Sequoia National Park’s Artifacts Had to Be Evacuated Due to Natural Disaster Threat
Why were Sequoia National Parks' records evacuated from in the park to an exterior location? The park has faced potentially damaging natural disasters.
Over the last several years, California has faced some of the most devastating natural disasters nationwide, from massive earthquakes to ravaging wildfires. One of the most sacred and historical parts of the Golden State, Sequoia National Park, is unfortunately one of many natural lands within the state to withstand these severe storms — which is why rangers and curators have decided to move the park's official records.
Keep reading for more on why Sequoia National Park was evacuated of all its official records and archives. It seems as though rangers are quite worried about the future of the park, but they hope to continue educating visitors, rangers, and students alike.
Here's why Sequoia National Park's archives were moved off-site:
Sequoia and Kings Canyon National Park have been around for hundreds of years now, and they have both hosted quite a bit of history. That being said, with wildfires and earthquakes becoming increasingly common in the last few years, the safety of the park records has become a massive concern, according to EcoWatch. That's why curators have decided to move the records in a safer place outside the danger zones of earthquakes and wildfires, to UC Merced's campus.
In September 2020, wildfires tore through Sequoia and Kings Canyon National Parks, and according to NPS, both were closed to the public for quite a while. That was when the records were officially moved by U-Haul — included the many boxes of plant specimens, artifacts, a complete record of the park's administrative history, founding records, letters written by park directors to U.S. presidents, old photographs, maps, and more. Needless to say, it's dire these are kept safe.
Aside from being interesting for historians and park visitors, these records are absolutely vital for park rangers to get a better lay of the land, Ph.D students to better understand the management of public lands, conservationists, and more. Needless to say, they're going to be well-kept at UC Merced, where they will be maintained by librarians. Most of the records will be digitized, and they will be more accessible to those who are interested.
Why are rangers worried wildfires and earthquakes in California will get worse?
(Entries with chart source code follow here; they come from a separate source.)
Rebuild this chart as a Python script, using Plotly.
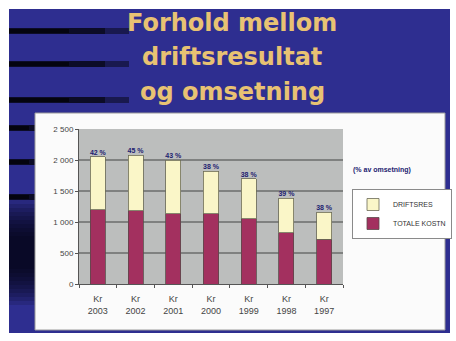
import plotly.graph_objects as go

# ---- data ----
categories = ["Kr<br>2003", "Kr<br>2002", "Kr<br>2001", "Kr<br>2000", "Kr<br>1999", "Kr<br>1998", "Kr<br>1997"]
totale_kostn = [1200, 1180, 1130, 1130, 1050, 825, 725]
driftsres = [850, 900, 870, 690, 645, 560, 435]
pct_labels = ["42 %", "45 %", "43 %", "38 %", "38 %", "39 %", "38 %"]
y_tickvals = [0, 500, 1000, 1500, 2000, 2500]
y_ticktext = ["0", "500", "1 000", "1 500", "2 000", "2 500"]
title_lines = ["Forhold mellom", "driftsresultat", "og omsetning"]

totals = [a + b for a, b in zip(totale_kostn, driftsres)]

W, H = 456, 341
L, R, T, B = 79, 343, 129, 284  # plot area in pixels


def px(x):
    return (x - L) / (R - L)


def py(y):
    return 1 - (y - T) / (B - T)


fig = go.Figure()
fig.add_trace(go.Bar(x=categories, y=totale_kostn, name="TOTALE KOSTN",
                     marker=dict(color="#A3305F", line=dict(color="#5a4a4a", width=0.8))))
fig.add_trace(go.Bar(x=categories, y=driftsres, name="DRIFTSRES",
                     marker=dict(color="#FAF6C8", line=dict(color="#6a6a55", width=0.8))))
fig.add_trace(go.Scatter(x=categories, y=totals, mode="text", text=["<b>%s</b>" % t for t in pct_labels],
                         textposition="top center", showlegend=False, cliponaxis=False,
                         textfont=dict(family="Liberation Sans", size=7, color="#1c1c70")))

shapes = []
# slide background
shapes.append(dict(type="rect", xref="paper", yref="paper", x0=px(9), x1=px(450), y0=py(333), y1=py(9),
                   fillcolor="#2E2E90", line=dict(width=0), layer="below"))
# dark left-side shading (soft vertical gradient built from stacked translucent strips)
for k in range(10):
    y0 = 200 + k * 4
    y1 = 305 - k * 4
    shapes.append(dict(type="rect", xref="paper", yref="paper", x0=px(9), x1=px(40), y0=py(y1), y1=py(y0),
                       fillcolor="#000008", opacity=0.13, line=dict(width=0), layer="below"))
# black streaks (title lines and continuing down the left edge)
for yy, w in [(31, 120), (64, 120), (100, 120), (128, 40), (162, 40), (197, 40)]:
    for frac, op, h in [(1.0, 0.45, 3), (0.8, 0.5, 3), (0.5, 0.6, 2)]:
        shapes.append(dict(type="rect", xref="paper", yref="paper", x0=px(9), x1=px(9 + w * frac),
                           y0=py(yy + h), y1=py(yy - h),
                           fillcolor="#000000", opacity=op, line=dict(width=0), layer="below"))
# white chart box
shapes.append(dict(type="rect", xref="paper", yref="paper", x0=px(35), x1=px(445), y0=py(330), y1=py(113),
                   fillcolor="#FBFBFB", line=dict(color="#9a9a9a", width=1), layer="below"))
# gray plot area
shapes.append(dict(type="rect", xref="x domain", yref="y domain", x0=0, x1=1, y0=0, y1=1,
                   fillcolor="#BCBEBD", line=dict(width=0), layer="below"))

annotations = []
for i, (line, yc) in enumerate(zip(title_lines, [23, 57, 92])):
    annotations.append(dict(text="<b>%s</b>" % line, xref="paper", yref="paper", x=px(232), y=py(yc),
                            showarrow=False, xanchor="center", yanchor="middle",
                            font=dict(family="DejaVu Sans", size=24, color="#E8C273")))
annotations.append(dict(text="<b>(% av omsetning)</b>", xref="paper", yref="paper", x=px(351), y=py(170),
                        showarrow=False, xanchor="left", yanchor="middle",
                        font=dict(family="Liberation Sans", size=7, color="#1c1c70")))

fig.update_layout(
    width=W, height=H,
    margin=dict(l=L, r=W - R, t=T, b=H - B, pad=0, autoexpand=False),
    paper_bgcolor="#FFFFFF",
    plot_bgcolor="rgba(0,0,0,0)",
    barmode="stack",
    bargap=0.6,
    shapes=shapes,
    annotations=annotations,
    legend=dict(x=px(352), y=py(189), xanchor="left", yanchor="top", traceorder="reversed",
                bgcolor="#FFFFFF", bordercolor="#8a8a8a", borderwidth=1,
                font=dict(family="Liberation Sans", size=7, color="#333333"),
                itemwidth=30, tracegroupgap=0),
    xaxis=dict(showline=True, linecolor="#555555", linewidth=1, ticks="outside", ticklen=3,
               tickson="boundaries", tickcolor="#555555", ticklabelstandoff=6,
               tickfont=dict(family="Liberation Sans", size=9, color="#444444"), showgrid=False),
    yaxis=dict(range=[0, 2500], tickvals=y_tickvals, ticktext=y_ticktext, showline=True,
               linecolor="#555555", linewidth=1, ticks="outside", ticklen=3, tickcolor="#555555",
               gridcolor="#7f8180", gridwidth=1.5, zeroline=False,
               tickfont=dict(family="Liberation Sans", size=8, color="#444444")),
)

fig.write_html("out.html")
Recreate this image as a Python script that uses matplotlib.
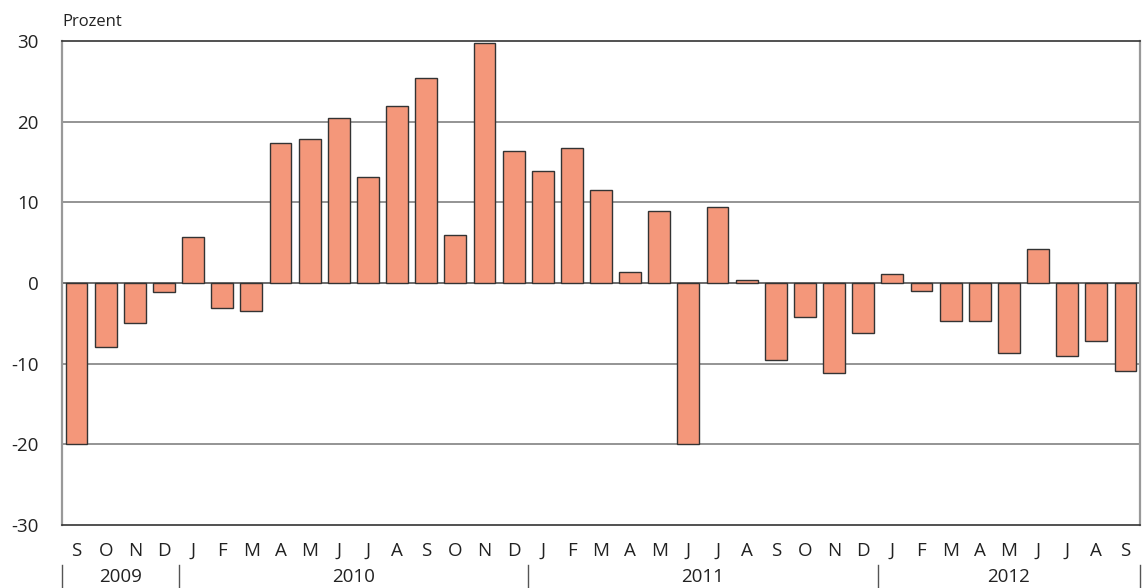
import numpy as np
import matplotlib.pyplot as plt
import matplotlib.transforms as mtransforms

plt.rcParams['font.family'] = ['Open Sans', 'DejaVu Sans']

months = ['S', 'O', 'N', 'D',
          'J', 'F', 'M', 'A', 'M', 'J', 'J', 'A', 'S', 'O', 'N', 'D',
          'J', 'F', 'M', 'A', 'M', 'J', 'J', 'A', 'S', 'O', 'N', 'D',
          'J', 'F', 'M', 'A', 'M', 'J', 'J', 'A', 'S']
values = [-19.9, -7.9, -4.9, -1.1,
          5.7, -3.1, -3.5, 17.3, 17.9, 20.5, 13.2, 22.0, 25.4, 5.9, 29.7, 16.4,
          13.9, 16.7, 11.5, 1.4, 8.9, -20.0, 9.4, 0.4, -9.5, -4.2, -11.1, -6.2,
          1.1, -1.0, -4.7, -4.7, -8.7, 4.25, -9.0, -7.15, -10.9]
years = ['2009', '2010', '2011', '2012']
year_counts = [4, 12, 12, 9]

fig = plt.figure(figsize=(11.45, 5.88), dpi=100)
ax = fig.add_axes([62 / 1145, 63 / 588, 1078 / 1145, 484 / 588])

x = np.arange(len(values))
ax.set_axisbelow(True)
for g in [-20, -10, 10, 20]:
    ax.axhline(g, color='#777777', lw=1.1, zorder=0)
ax.axhline(0, color='#444444', lw=1.1, zorder=0)
ax.bar(x, values, width=0.75, color='#F4977A', edgecolor='#333333', linewidth=1.0, zorder=2)

ax.set_xlim(-0.5, len(values) - 0.5)
ax.set_ylim(-30, 30)
ax.set_yticks([-30, -20, -10, 0, 10, 20, 30])
ax.set_yticklabels(['-30', '-20', '-10', '0', '10', '20', '30'])
ax.set_xticks(x)
ax.set_xticklabels(months)
ax.tick_params(axis='x', length=0, pad=12, labelsize=13.5, colors='#222222')
ax.tick_params(axis='y', length=0, pad=17, labelsize=13.5, colors='#222222')

for side in ['top', 'bottom']:
    ax.spines[side].set_color('#333333')
    ax.spines[side].set_linewidth(1.2)
for side in ['left', 'right']:
    ax.spines[side].set_color('#999999')
    ax.spines[side].set_linewidth(1.6)

# year labels and separators below the month labels
trans = mtransforms.blended_transform_factory(ax.transData, ax.transAxes)
start = -0.5
seps = [start]
for yr, n in zip(years, year_counts):
    end = start + n
    ax.text((start + end) / 2, -0.107, yr, transform=trans, ha='center', va='center',
            fontsize=13.5, color='#222222')
    seps.append(end)
    start = end
for s in seps:
    ax.plot([s, s], [-0.083, -0.135], transform=trans, color='#555555', lw=1, clip_on=False)

fig.text(62 / 1145, 1 - 22 / 588, 'Prozent', ha='left', va='center', fontsize=12, color='#222222')

fig.savefig('out.png', dpi=100)
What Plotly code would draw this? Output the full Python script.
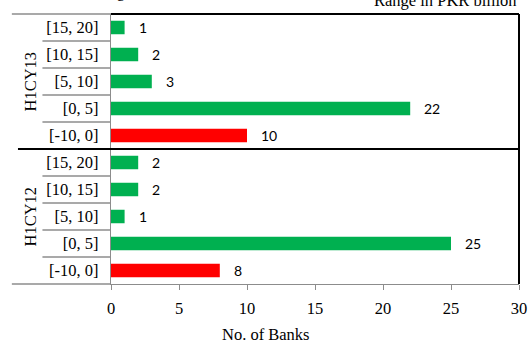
import plotly.graph_objects as go

categories = ["[-10, 0]", "[0, 5]", "[5, 10]", "[10, 15]", "[15, 20]"]
groups = ["H1CY12", "H1CY13"]
values_h1cy12 = [8, 25, 1, 2, 2]
values_h1cy13 = [10, 22, 3, 2, 1]
x_ticks = [0, 5, 10, 15, 20, 25, 30]

GREEN = "#00B050"
RED = "#FF0000"
GREY = "#8C8C8C"
SERIF = "Liberation Serif, serif"
SANS = "Lato, Open Sans, sans-serif"
FS = 16.5

ypos, xs, cols, ticktext = [], [], [], []
for gi, vals in enumerate([values_h1cy12, values_h1cy13]):
    for ci, v in enumerate(vals):
        ypos.append(gi * len(categories) + ci)
        xs.append(v)
        cols.append(RED if ci == 0 else GREEN)
        ticktext.append(categories[ci])

fig = go.Figure()
fig.add_trace(go.Bar(
    x=xs, y=ypos, orientation="h", marker=dict(color=cols, line=dict(width=0)),
    width=0.5, hoverinfo="skip", showlegend=False,
))

annotations = []
for y, v in zip(ypos, xs):
    annotations.append(dict(x=v, y=y, xref="x", yref="y", text=str(v), showarrow=False,
                            xanchor="left", xshift=12,
                            font=dict(family=SANS, size=14, color="#000")))

n = len(categories)
for gi, g in enumerate(groups):
    annotations.append(dict(x=0, y=gi * n + (n - 1) / 2, xref="paper", yref="y",
                            xanchor="center", yanchor="middle", text=g, showarrow=False,
                            textangle=-90, font=dict(family=SERIF, size=FS, color="#000"),
                            xshift=-81))

annotations.append(dict(x=1, y=1, xref="paper", yref="paper", xanchor="right", yanchor="bottom",
                        yshift=2, text="Range in PKR billion", showarrow=False,
                        font=dict(family=SERIF, size=FS, color="#000")))
annotations.append(dict(x=0, y=1, xref="paper", yref="paper", xanchor="left", yanchor="bottom",
                        xshift=-92, yshift=11, text="Pre-tax Earnings of the Banks", showarrow=False,
                        font=dict(family=SERIF, size=FS, color="#000")))
annotations.append(dict(x=266, y=0, xref="paper", yref="paper", xanchor="center", yanchor="top",
                        text="No. of Banks", showarrow=False, yshift=-39,
                        font=dict(family=SERIF, size=FS, color="#000")))
# fix x position of title in pixels -> paper fraction
annotations[-1]["x"] = (266 - 111) / (519 - 111)

shapes = []
total = len(ypos)
for k in range(1, total):
    if k == n:
        continue
    shapes.append(dict(type="line", xref="paper", yref="y", x0=-0.168, x1=0, y0=k - 0.5, y1=k - 0.5,
                       line=dict(color=GREY, width=1.3)))
shapes.append(dict(type="line", xref="paper", yref="paper", x0=-0.243, x1=0, y0=0, y1=0,
                   line=dict(color=GREY, width=1.3)))
shapes.append(dict(type="line", xref="paper", yref="paper", x0=-0.243, x1=0, y0=1, y1=1,
                   line=dict(color=GREY, width=1.3)))
shapes.append(dict(type="line", xref="paper", yref="y", x0=-0.228, x1=1, y0=n - 0.5, y1=n - 0.5,
                   line=dict(color="#000", width=2)))
shapes.append(dict(type="line", xref="paper", yref="paper", x0=0, x1=1, y0=1, y1=1,
                   line=dict(color="#000", width=2)))
shapes.append(dict(type="line", xref="paper", yref="paper", x0=1, x1=1, y0=0, y1=1,
                   line=dict(color="#000", width=2)))

fig.update_layout(
    width=532, height=344,
    margin=dict(l=111, r=13, t=14, b=60),
    paper_bgcolor="white", plot_bgcolor="white",
    annotations=annotations, shapes=shapes,
    xaxis=dict(range=[0, 30], tickvals=x_ticks, ticktext=[str(t) for t in x_ticks],
               showgrid=False, zeroline=False, showline=True, linecolor=GREY, linewidth=1.3,
               ticks="outside", ticklen=5, tickcolor=GREY, automargin=False,
               tickfont=dict(family=SERIF, size=FS, color="#000"), ticklabelstandoff=4),
    yaxis=dict(range=[-0.5, total - 0.5], tickvals=ypos, ticktext=ticktext, automargin=False,
               showgrid=False, zeroline=False, showline=True, linecolor=GREY, linewidth=1.3,
               ticks="", tickfont=dict(family=SERIF, size=FS, color="#000"), ticklabelstandoff=8),
)

fig.write_html("out.html")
Rangers are worried that Sequoia's records will eventually be ravaged by wildfires — as well as earthquakes — because of the effects of climate change. Climate change fuels erratic weather patterns such as wildfires, because droughts lead to dried out vegetation and increased temperatures, which are both recipes for wildfires.
Many also believe that climate change can cause more earthquakes. According to QZ, volcanologist Bill McGuire wrote a book called Waking the Giant: How a Changing Climate Triggers Earthquakes, Tsunamis, and Volcanoes about how the atmosphere getting hotter by only a few degrees can exacerbate the planet's tectonic plates, causing them to shift, ultimately starting an earthquake.
Basically, because of the earthquakes and wildfires — which are expected to get worse — Sequoia's records were officially relocated. Hopefully, the relocation will have turned out to be unnecessary for the sake of the park, but in situations like this, it's definitely better to be safe than sorry. And remember: nothing is going to change until world leaders take steps to combat the ongoing climate crisis.